Print the lines of the listing below verbatim from its first line through the line bearing "30.45, 30.4, 30.3, 30.4, 30.25];". Any pictures are to be omitted.

┌─ Data section

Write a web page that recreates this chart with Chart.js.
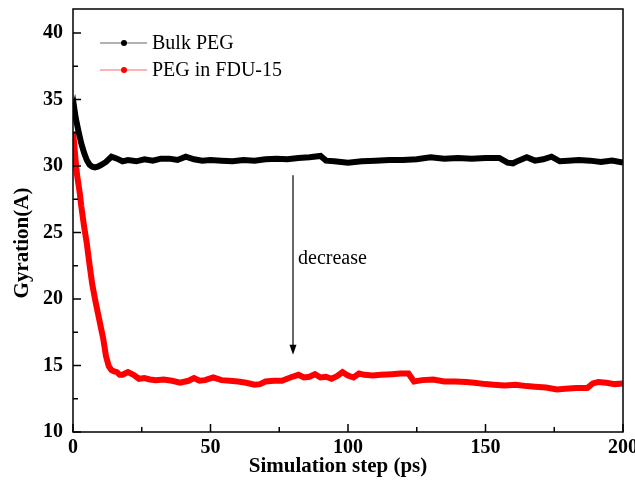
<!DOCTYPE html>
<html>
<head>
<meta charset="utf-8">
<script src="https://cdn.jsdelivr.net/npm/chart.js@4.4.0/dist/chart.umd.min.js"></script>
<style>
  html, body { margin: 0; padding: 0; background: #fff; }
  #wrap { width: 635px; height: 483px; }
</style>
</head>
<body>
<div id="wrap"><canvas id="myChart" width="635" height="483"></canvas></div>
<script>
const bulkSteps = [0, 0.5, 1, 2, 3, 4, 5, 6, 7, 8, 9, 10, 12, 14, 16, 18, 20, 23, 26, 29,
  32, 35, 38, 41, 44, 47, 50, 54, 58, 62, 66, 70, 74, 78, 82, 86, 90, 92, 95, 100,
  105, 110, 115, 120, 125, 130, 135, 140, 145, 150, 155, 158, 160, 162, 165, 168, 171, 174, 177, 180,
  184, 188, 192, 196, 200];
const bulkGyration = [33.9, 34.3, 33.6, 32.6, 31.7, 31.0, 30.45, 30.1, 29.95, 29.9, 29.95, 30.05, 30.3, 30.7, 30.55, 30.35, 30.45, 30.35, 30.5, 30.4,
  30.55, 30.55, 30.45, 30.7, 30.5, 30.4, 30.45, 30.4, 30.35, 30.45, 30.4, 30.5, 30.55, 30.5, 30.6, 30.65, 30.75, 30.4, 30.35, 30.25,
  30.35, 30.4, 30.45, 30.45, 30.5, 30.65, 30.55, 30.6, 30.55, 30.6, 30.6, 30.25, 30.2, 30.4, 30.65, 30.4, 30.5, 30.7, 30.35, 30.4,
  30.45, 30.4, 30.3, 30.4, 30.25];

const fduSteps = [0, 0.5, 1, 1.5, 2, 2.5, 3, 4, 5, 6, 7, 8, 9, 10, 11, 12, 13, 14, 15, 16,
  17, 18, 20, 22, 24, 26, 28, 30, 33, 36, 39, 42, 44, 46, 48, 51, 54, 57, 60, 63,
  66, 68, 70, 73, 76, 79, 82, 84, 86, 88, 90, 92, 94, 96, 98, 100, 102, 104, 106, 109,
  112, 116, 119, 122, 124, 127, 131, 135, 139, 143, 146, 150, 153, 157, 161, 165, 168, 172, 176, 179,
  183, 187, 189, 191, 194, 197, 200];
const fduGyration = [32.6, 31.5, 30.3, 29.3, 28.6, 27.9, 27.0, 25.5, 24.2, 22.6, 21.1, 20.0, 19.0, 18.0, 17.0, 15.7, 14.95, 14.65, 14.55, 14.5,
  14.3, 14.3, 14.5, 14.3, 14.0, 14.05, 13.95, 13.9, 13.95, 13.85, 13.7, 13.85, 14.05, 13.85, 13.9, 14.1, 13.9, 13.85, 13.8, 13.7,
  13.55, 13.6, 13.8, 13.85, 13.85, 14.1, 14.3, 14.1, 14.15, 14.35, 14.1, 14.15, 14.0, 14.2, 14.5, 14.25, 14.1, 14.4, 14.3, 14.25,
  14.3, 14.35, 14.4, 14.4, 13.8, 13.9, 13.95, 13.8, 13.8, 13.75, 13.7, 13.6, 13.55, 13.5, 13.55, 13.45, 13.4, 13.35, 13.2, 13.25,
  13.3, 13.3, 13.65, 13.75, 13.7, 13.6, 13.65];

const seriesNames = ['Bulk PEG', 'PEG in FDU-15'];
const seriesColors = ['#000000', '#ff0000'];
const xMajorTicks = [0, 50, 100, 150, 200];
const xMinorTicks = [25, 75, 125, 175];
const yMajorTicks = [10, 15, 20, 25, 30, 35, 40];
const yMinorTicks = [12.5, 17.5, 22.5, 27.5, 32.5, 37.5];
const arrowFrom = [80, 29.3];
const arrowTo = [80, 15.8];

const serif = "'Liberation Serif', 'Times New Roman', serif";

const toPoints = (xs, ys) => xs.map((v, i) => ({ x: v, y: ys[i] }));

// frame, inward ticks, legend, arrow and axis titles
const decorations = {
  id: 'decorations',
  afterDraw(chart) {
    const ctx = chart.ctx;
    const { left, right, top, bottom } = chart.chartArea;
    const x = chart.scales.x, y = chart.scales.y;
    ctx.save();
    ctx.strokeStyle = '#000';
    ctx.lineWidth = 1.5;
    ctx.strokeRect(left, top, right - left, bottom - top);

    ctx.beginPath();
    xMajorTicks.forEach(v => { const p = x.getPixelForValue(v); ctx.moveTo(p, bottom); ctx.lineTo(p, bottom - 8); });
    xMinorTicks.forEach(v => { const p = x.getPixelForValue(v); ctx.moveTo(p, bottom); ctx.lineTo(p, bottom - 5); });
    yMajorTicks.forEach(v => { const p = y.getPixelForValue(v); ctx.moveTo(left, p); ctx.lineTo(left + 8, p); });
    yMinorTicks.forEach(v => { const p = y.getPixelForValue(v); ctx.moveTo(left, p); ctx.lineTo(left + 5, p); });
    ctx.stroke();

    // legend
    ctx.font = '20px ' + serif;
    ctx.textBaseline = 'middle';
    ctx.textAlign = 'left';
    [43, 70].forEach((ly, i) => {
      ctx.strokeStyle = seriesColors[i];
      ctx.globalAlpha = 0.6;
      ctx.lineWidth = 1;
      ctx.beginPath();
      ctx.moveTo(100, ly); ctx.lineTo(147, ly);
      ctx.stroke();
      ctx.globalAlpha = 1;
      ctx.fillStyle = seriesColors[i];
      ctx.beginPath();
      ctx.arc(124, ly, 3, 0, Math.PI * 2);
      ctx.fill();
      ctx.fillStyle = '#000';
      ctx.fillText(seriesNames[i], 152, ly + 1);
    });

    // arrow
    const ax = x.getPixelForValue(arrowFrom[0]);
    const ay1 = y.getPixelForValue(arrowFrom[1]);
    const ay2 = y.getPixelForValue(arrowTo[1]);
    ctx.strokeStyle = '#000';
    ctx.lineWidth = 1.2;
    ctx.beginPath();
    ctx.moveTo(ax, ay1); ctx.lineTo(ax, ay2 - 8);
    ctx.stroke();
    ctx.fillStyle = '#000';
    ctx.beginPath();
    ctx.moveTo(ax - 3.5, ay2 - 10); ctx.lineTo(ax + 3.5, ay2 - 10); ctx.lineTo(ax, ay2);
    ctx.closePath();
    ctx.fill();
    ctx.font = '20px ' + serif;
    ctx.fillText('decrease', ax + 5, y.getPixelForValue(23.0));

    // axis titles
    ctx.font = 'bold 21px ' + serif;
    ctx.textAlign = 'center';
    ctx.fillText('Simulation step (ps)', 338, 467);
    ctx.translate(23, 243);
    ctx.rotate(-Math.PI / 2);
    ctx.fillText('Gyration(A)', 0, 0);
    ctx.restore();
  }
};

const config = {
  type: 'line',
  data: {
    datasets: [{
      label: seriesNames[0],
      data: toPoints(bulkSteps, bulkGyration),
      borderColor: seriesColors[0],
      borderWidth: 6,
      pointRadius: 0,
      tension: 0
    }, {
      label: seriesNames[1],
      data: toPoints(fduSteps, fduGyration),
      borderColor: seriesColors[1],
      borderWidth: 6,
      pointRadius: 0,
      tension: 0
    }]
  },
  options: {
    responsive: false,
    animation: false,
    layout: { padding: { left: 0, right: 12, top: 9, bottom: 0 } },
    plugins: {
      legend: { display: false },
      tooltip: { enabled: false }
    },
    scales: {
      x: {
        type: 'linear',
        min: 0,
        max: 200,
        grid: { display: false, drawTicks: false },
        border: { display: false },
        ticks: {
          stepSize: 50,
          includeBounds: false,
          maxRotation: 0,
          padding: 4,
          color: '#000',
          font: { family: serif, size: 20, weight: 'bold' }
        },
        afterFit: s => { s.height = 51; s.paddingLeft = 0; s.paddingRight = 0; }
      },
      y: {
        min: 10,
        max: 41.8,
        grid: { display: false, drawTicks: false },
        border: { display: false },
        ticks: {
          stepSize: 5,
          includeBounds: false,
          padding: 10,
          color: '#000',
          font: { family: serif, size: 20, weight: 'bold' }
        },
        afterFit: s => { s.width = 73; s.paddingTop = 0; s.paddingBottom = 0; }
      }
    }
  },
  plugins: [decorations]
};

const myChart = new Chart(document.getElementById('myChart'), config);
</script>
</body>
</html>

└─

Response for this exercise:
Write a web page that recreates this chart with Chart.js.
<!DOCTYPE html>
<html>
<head>
<meta charset="utf-8">
<script src="https://cdn.jsdelivr.net/npm/chart.js@4.4.0/dist/chart.umd.min.js"></script>
<style>
  html, body { margin: 0; padding: 0; background: #fff; }
  #wrap { width: 635px; height: 483px; }
</style>
</head>
<body>
<div id="wrap"><canvas id="myChart" width="635" height="483"></canvas></div>
<script>
const bulkSteps = [0, 0.5, 1, 2, 3, 4, 5, 6, 7, 8, 9, 10, 12, 14, 16, 18, 20, 23, 26, 29,
  32, 35, 38, 41, 44, 47, 50, 54, 58, 62, 66, 70, 74, 78, 82, 86, 90, 92, 95, 100,
  105, 110, 115, 120, 125, 130, 135, 140, 145, 150, 155, 158, 160, 162, 165, 168, 171, 174, 177, 180,
  184, 188, 192, 196, 200];
const bulkGyration = [33.9, 34.3, 33.6, 32.6, 31.7, 31.0, 30.45, 30.1, 29.95, 29.9, 29.95, 30.05, 30.3, 30.7, 30.55, 30.35, 30.45, 30.35, 30.5, 30.4,
  30.55, 30.55, 30.45, 30.7, 30.5, 30.4, 30.45, 30.4, 30.35, 30.45, 30.4, 30.5, 30.55, 30.5, 30.6, 30.65, 30.75, 30.4, 30.35, 30.25,
  30.35, 30.4, 30.45, 30.45, 30.5, 30.65, 30.55, 30.6, 30.55, 30.6, 30.6, 30.25, 30.2, 30.4, 30.65, 30.4, 30.5, 30.7, 30.35, 30.4,
  30.45, 30.4, 30.3, 30.4, 30.25];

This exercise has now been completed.